CUDA Visual Profiler

Hi everyone,

I’m using CUDA Visual Profiler to analyze my CUDA program and I’m so confused. I’m executing exactly the same code in differents sessions, and the result differs. For instance the number of instructions is different between executions. The same happens with other parameters.

Is this normal or I am doing something wrong? If this is normal, can anyone explain the reason?

Thanks everyone.

Theoretically, this shouldn’t happen…
But since it’s happening in your case, the only thing that I can make out of this is the ‘race-condition’. You might be trying to write to a global memory location from all the threads and probably might be using it later for some condition checks.

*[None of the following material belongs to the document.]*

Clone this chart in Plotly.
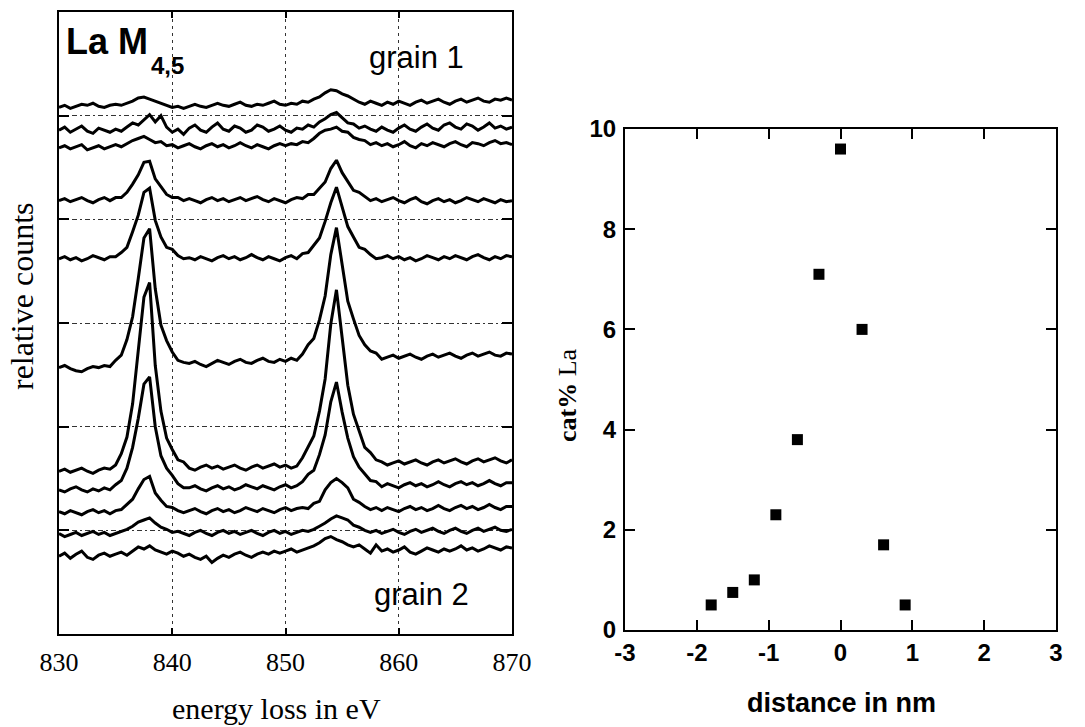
import plotly.graph_objects as go

# ---------------- data: La M4,5 edge spectra (relative counts, arbitrary offset units) -------------
energy = [830.0, 830.5, 831.0, 831.5, 832.0, 832.5, 833.0, 833.5, 834.0, 834.5,
          835.0, 835.5, 836.0, 836.5, 837.0, 837.5, 838.0, 838.5, 839.0, 839.5,
          840.0, 840.5, 841.0, 841.5, 842.0, 842.5, 843.0, 843.5, 844.0, 844.5,
          845.0, 845.5, 846.0, 846.5, 847.0, 847.5, 848.0, 848.5, 849.0, 849.5,
          850.0, 850.5, 851.0, 851.5, 852.0, 852.5, 853.0, 853.5, 854.0, 854.5,
          855.0, 855.5, 856.0, 856.5, 857.0, 857.5, 858.0, 858.5, 859.0, 859.5,
          860.0, 860.5, 861.0, 861.5, 862.0, 862.5, 863.0, 863.5, 864.0, 864.5,
          865.0, 865.5, 866.0, 866.5, 867.0, 867.5, 868.0, 868.5, 869.0, 869.5,
          870.0]

spec_01 = [508, 510, 507, 509, 511, 510, 512, 509, 508, 510,
           511, 510, 512, 514, 517, 518, 516, 514, 512, 510,
           508, 509, 507, 509, 511, 509, 508, 510, 512, 510,
           509, 511, 513, 510, 509, 511, 510, 512, 514, 511,
           510, 512, 511, 514, 513, 516, 518, 522, 525, 524,
           521, 519, 516, 513, 511, 514, 512, 510, 513, 511,
           514, 512, 510, 513, 515, 512, 514, 516, 513, 511,
           514, 516, 513, 515, 517, 514, 513, 516, 515, 517,
           515]
spec_02 = [486, 489, 484, 487, 490, 485, 483, 488, 486, 484,
           487, 485, 489, 493, 491, 496, 501, 494, 500, 489,
           484, 487, 482, 488, 491, 486, 484, 489, 493, 487,
           485, 490, 488, 484, 486, 491, 489, 485, 487, 490,
           486, 484, 488, 487, 491, 489, 494, 497, 501, 503,
           498, 493, 492, 488, 490, 487, 485, 489, 486, 484,
           488, 491, 487, 485, 489, 492, 488, 486, 491, 493,
           489, 487, 492, 490, 486, 489, 493, 488, 490, 487,
           489]
spec_03 = [469, 471, 468, 470, 472, 467, 469, 471, 468, 470,
           472, 470, 473, 476, 478, 480, 477, 474, 475, 471,
           472, 469, 471, 473, 470, 468, 471, 473, 470, 472,
           469, 471, 474, 471, 469, 472, 470, 468, 471, 473,
           471, 473, 472, 475, 474, 478, 483, 486, 487, 489,
           485, 484, 479, 477, 476, 472, 474, 471, 473, 470,
           472, 475, 471, 469, 473, 471, 474, 472, 470, 473,
           475, 472, 470, 474, 473, 471, 474, 476, 473, 474,
           472]
spec_04 = [418, 420, 417, 419, 421, 418, 416, 419, 421, 418,
           421, 421, 426, 434, 443, 455, 456, 439, 431, 424,
           421, 421, 418, 420, 418, 416, 419, 421, 418, 420,
           417, 419, 421, 418, 420, 422, 419, 417, 420, 418,
           416, 419, 421, 420, 424, 424, 430, 436, 449, 457,
           445, 437, 428, 426, 422, 418, 420, 417, 419, 421,
           418, 416, 419, 421, 417, 415, 418, 420, 417, 419,
           416, 418, 421, 419, 417, 420, 418, 416, 419, 417,
           418]
spec_05 = [362, 364, 361, 363, 360, 362, 365, 363, 361, 364,
           364, 368, 373, 388, 404, 426, 430, 399, 383, 373,
           371, 365, 362, 363, 361, 364, 362, 360, 363, 365,
           362, 364, 361, 363, 366, 363, 361, 364, 362, 360,
           363, 365, 362, 367, 368, 375, 382, 398, 416, 431,
           413, 393, 383, 373, 371, 366, 362, 363, 365, 362,
           364, 361, 363, 360, 362, 365, 363, 361, 364, 362,
           365, 363, 361, 364, 366, 363, 361, 364, 362, 365,
           364]
spec_06 = [257, 259, 256, 254, 253, 256, 258, 257, 259, 258,
           264, 269, 284, 306, 343, 382, 391, 333, 298, 283,
           272, 264, 262, 261, 263, 260, 258, 261, 264, 262,
           260, 263, 265, 262, 261, 264, 266, 263, 262, 265,
           263, 266, 264, 270, 279, 285, 303, 326, 366, 392,
           356, 321, 304, 288, 279, 273, 271, 265, 267, 269,
           266, 268, 270, 267, 265, 268, 270, 267, 269, 271,
           268, 266, 269, 271, 268, 270, 272, 269, 268, 271,
           270]
spec_07 = [157, 159, 156, 158, 160, 157, 155, 158, 160, 159,
           163, 174, 190, 222, 272, 325, 339, 259, 215, 189,
           178, 168, 166, 160, 158, 161, 163, 160, 162, 159,
           161, 163, 160, 158, 161, 163, 160, 162, 164, 161,
           163, 160, 162, 170, 180, 191, 215, 246, 299, 332,
           286, 240, 212, 195, 180, 175, 168, 166, 163, 165,
           167, 164, 166, 168, 165, 163, 166, 168, 165, 167,
           169, 166, 164, 167, 169, 166, 168, 170, 167, 165,
           168]
spec_08 = [139, 137, 140, 142, 139, 137, 140, 138, 141, 139,
           144, 148, 160, 180, 208, 241, 248, 200, 172, 160,
           153, 145, 141, 141, 143, 140, 138, 141, 143, 140,
           142, 139, 141, 144, 142, 140, 143, 141, 139, 142,
           144, 141, 143, 147, 154, 158, 173, 192, 224, 243,
           214, 189, 171, 161, 155, 148, 147, 142, 145, 143,
           141, 144, 146, 143, 145, 142, 144, 147, 144, 142,
           145, 147, 144, 146, 143, 145, 148, 145, 143, 146,
           146]
spec_09 = [118, 116, 119, 117, 115, 118, 120, 117, 119, 116,
           119, 120, 125, 130, 140, 149, 152, 136, 129, 123,
           122, 119, 117, 119, 121, 118, 116, 119, 121, 118,
           120, 117, 119, 122, 120, 118, 121, 119, 117, 120,
           122, 119, 121, 122, 121, 126, 128, 139, 146, 150,
           146, 141, 130, 127, 123, 120, 122, 119, 122, 120,
           118, 121, 123, 120, 122, 119, 121, 124, 121, 119,
           122, 124, 121, 123, 120, 122, 125, 122, 120, 123,
           123]
spec_10 = [97, 94, 96, 98, 95, 97, 99, 96, 98, 95,
           97, 99, 101, 104, 108, 110, 112, 107, 103, 101,
           98, 99, 97, 95, 98, 100, 97, 95, 98, 100,
           97, 99, 96, 98, 100, 97, 95, 98, 100, 97,
           99, 96, 98, 100, 99, 101, 104, 107, 111, 114,
           112, 110, 105, 103, 100, 98, 100, 97, 99, 101,
           98, 96, 99, 101, 98, 100, 102, 99, 97, 100,
           102, 99, 97, 100, 102, 99, 101, 103, 100, 99,
           101]
spec_11 = [75, 78, 73, 77, 80, 74, 72, 76, 78, 75,
           77, 79, 76, 80, 84, 82, 85, 81, 79, 77,
           80, 78, 75, 77, 74, 72, 75, 69, 73, 76,
           74, 77, 79, 76, 74, 77, 79, 77, 80, 78,
           80, 82, 79, 81, 83, 85, 88, 92, 94, 91,
           89, 86, 84, 86, 82, 78, 86, 80, 82, 79,
           81, 84, 79, 77, 80, 83, 81, 79, 82, 80,
           82, 85, 81, 83, 80, 82, 85, 83, 81, 84,
           83]

spectra = [spec_01, spec_02, spec_03, spec_04, spec_05, spec_06,
           spec_07, spec_08, spec_09, spec_10, spec_11]

# ---------------- data: La concentration profile -------------
distance_nm = [-1.8, -1.5, -1.2, -0.9, -0.6, -0.3, 0.0, 0.3, 0.6, 0.9]
cat_pct_la = [0.5, 0.75, 1.0, 2.3, 3.8, 7.1, 9.6, 6.0, 1.7, 0.5]

x_ticks_left = [830, 840, 850, 860, 870]
y_grid_left = [100, 200, 300, 400, 500]
x_ticks_right = [-3, -2, -1, 0, 1, 2, 3]
x_ticktext_right = ["-3", "-2", "-1", "0", "1", "2", "3"]
y_ticks_right = [0, 2, 4, 6, 8, 10]

W, H = 1085, 727
def px(x):
    return x / W
def py(y):
    return 1 - y / H

fig = go.Figure()
for s in spectra:
    fig.add_trace(go.Scatter(x=energy, y=s, mode="lines",
                             line=dict(color="black", width=3),
                             xaxis="x", yaxis="y", showlegend=False,
                             hoverinfo="skip"))

fig.add_trace(go.Scatter(x=distance_nm, y=cat_pct_la, mode="markers",
                         marker=dict(symbol="square", size=11, color="black"),
                         xaxis="x2", yaxis="y2", showlegend=False))

serif = "Liberation Serif, Times New Roman, serif"
sans = "Liberation Sans, Arial, sans-serif"

fig.update_layout(
    template="none",
    width=W, height=H,
    margin=dict(l=0, r=0, t=0, b=0, pad=0, autoexpand=False),
    paper_bgcolor="white", plot_bgcolor="white",
    xaxis=dict(domain=[px(59), px(512)], range=[830, 870], anchor="y",
               automargin=False,
               tickvals=x_ticks_left, ticks="inside", ticklen=6, tickwidth=1.5,
               tickcolor="black", showline=True, linecolor="black", linewidth=2,
               mirror="ticks", showgrid=True, gridcolor="#333", gridwidth=1.3,
               griddash="3px,4px", zeroline=False,
               tickfont=dict(family=serif, size=26, color="black"),
               ticklabelstandoff=4),
    yaxis=dict(domain=[py(634), py(12)], range=[0, 600], anchor="x",
               automargin=False,
               tickvals=y_grid_left, ticks="inside", ticklen=10, tickwidth=2,
               tickcolor="black", showline=True, linecolor="black", linewidth=2,
               mirror="ticks", showgrid=True, gridcolor="#333", gridwidth=1.3,
               griddash="5px,3px,2px,3px", zeroline=False, showticklabels=False),
    xaxis2=dict(domain=[px(625), px(1056)], range=[-3, 3], anchor="y2",
                automargin=False,
                tickvals=x_ticks_right, ticktext=x_ticktext_right,
                ticks="inside", ticklen=10,
                tickwidth=2, tickcolor="black", showline=True, linecolor="black",
                linewidth=2, mirror="ticks", showgrid=False, zeroline=False,
                tickfont=dict(family=sans, size=24, color="black", weight="bold"),
                ticklabelstandoff=0),
    yaxis2=dict(domain=[py(630), py(129)], range=[0, 10], anchor="x2",
                automargin=False,
                tickvals=y_ticks_right, ticks="inside", ticklen=10,
                tickwidth=2, tickcolor="black", showline=True, linecolor="black",
                linewidth=2, mirror="ticks", showgrid=False, zeroline=False,
                tickfont=dict(family=sans, size=24, color="black", weight="bold"),
                ticklabelstandoff=2),
)

ann = [
    dict(text="relative counts", x=px(22), y=py(297), textangle=-90,
         font=dict(family=serif, size=32, color="black")),
    dict(text="energy loss in eV", x=px(276), y=py(708),
         font=dict(family=serif, size=30, color="black")),
    dict(text="<b>La M</b>", x=px(64), y=py(42), xanchor="left",
         font=dict(family=sans, size=36, color="black")),
    dict(text="<b>4,5</b>", x=px(149), y=py(65), xanchor="left",
         font=dict(family=sans, size=24, color="black")),
    dict(text="grain 1", x=px(416), y=py(57),
         font=dict(family=sans, size=31, color="black")),
    dict(text="grain 2", x=px(421), y=py(594),
         font=dict(family=sans, size=31, color="black")),
    dict(text="<b>distance in nm</b>", x=px(841), y=py(703),
         font=dict(family=sans, size=27, color="black")),
    dict(text="<b>cat%</b> La", x=px(568), y=py(395), textangle=-90,
         font=dict(family=serif, size=26, color="black")),
]
for a in ann:
    a.update(xref="paper", yref="paper", showarrow=False)
    a.setdefault("xanchor", "center")
    a.setdefault("yanchor", "middle")
fig.update_layout(annotations=ann)

fig.write_html("out.html",
               config={"displayModeBar": False},
               post_script="document.body.style.margin='0px';"
                           "document.body.style.padding='0px';"
                           "document.body.style.overflow='hidden';")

keep in mind that the cuda profiler profile only one SM (Streaming Multiprocessor) so you will have consistent result only if all SM have the same work to do and ar all active (which appens only with enough threads blocks launched)
Hope that helps

Exactly. Tha’ts what I am doing. But I still understand why is happening. Could you explain me? I’m very iterested.


Let us say that there’s a variable ‘a’ in global memory. Now, you want to write to this location from every thread.
For eg. in thread ‘i’, suppose you want to do, ‘a = a + i;’
Now, we all know that only one fellow can write to the memory at any given time. Hence, if, let us say, all the threads want to do this operation at the same time, then, at the first cycle, only one of the thread succeeds in writing to ‘a’, while the remaining N-1 threads stall! Now, in the second cycle, some other thread succeeds, while the other N-2 threads stall, so on… till the Nth clock cycle, the last threads succeeds!
Whereas, ideally it should have taken one clock cycle to execute this instruction, now it has taken ‘N’ clocks!!!

Let us make this condition a bit more complicated :)
Let us say, you want to write to ‘a’ only when ‘a’ is even… (just a cooked up example)
i.e if(!(a % 2)) { a = a + i; }

Now, based the ‘current’ value of ‘a’, the threads which might be contending will change. Also, now it matters in which order the threads succeed in writing to memory!

This is one of the reasons for the discrepancy you observed. Noting the problems which you could run into if you have such conflicts to memory access, it is always strongly suggested not to use such method of programming.

Very clear example. Thank you very much!!!

This information will be very usefull to the test what I’m trying now. I’ll post another question referencing this post.

Once again. Thanks.